Лекции

Особенно сближает с Марксом, с тем как Маркс читал Гегеля, в чтении Хайдеггера Жаком Деррида, выход в социальные просторы, в частности, в образе его «медиативности». Есть и поле политической интерпретации, оно сейчас не отчетливо выражено, но если задуматься, то можно понять, в какую сторону оно расширяется.

Вопрос нерешенный, проблема нерешенная. Тем более что мы сейчас всего меньше расположены окончательно решить, можно ли читать Гегеля как читал Маркс или нельзя. Многие скажут что вроде бы можно, вообще читать хорошо и можно по–всякому. Но приходит в голову мысль: а что если ни в коем случае, никогда нельзя читать Гегеля как его читал Маркс? Я это произношу и слышу в своих словах логоцентристскую сталь, тоталитаризм, запрет, которого я вроде бы должен стыдиться. Почему‑то не стыжусь. Проблема остается. Так читать Хайдеггера, как читает Деррида, можно или нельзя? Или всё‑таки можно? Или вопрос неверно поставлен?

Как выйти из этой двойственности?

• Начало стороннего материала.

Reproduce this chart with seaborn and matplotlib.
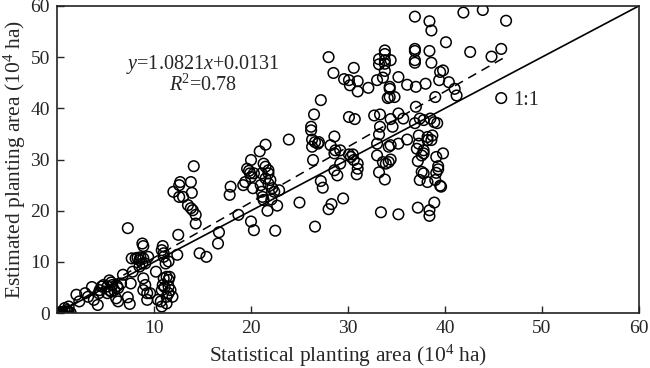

Я утверждаю что здесь двойственность и проблема. Одно предложение я уже читал: надо потратить многие десятки лет, чтобы «осознать объем и глубину» и так далее. Но ведь всё равно на что потратить десятки лет, результат будет, как в старой китайской школе, там требовалось просто без словарей многократно повторять древнюю поэзию, и ее смысл откроется.

Другой выход, тоже простой, из этой двойственности. Деррида читает Хайдеггера, это бесспорно, и тогда, господа, разумно и нам его тоже читать, и не думать, что новейший мыслитель субсумировал старого. Это нам предложат конечно тоже, уже предлагали, но похоже что здесь всё‑таки не тот случай.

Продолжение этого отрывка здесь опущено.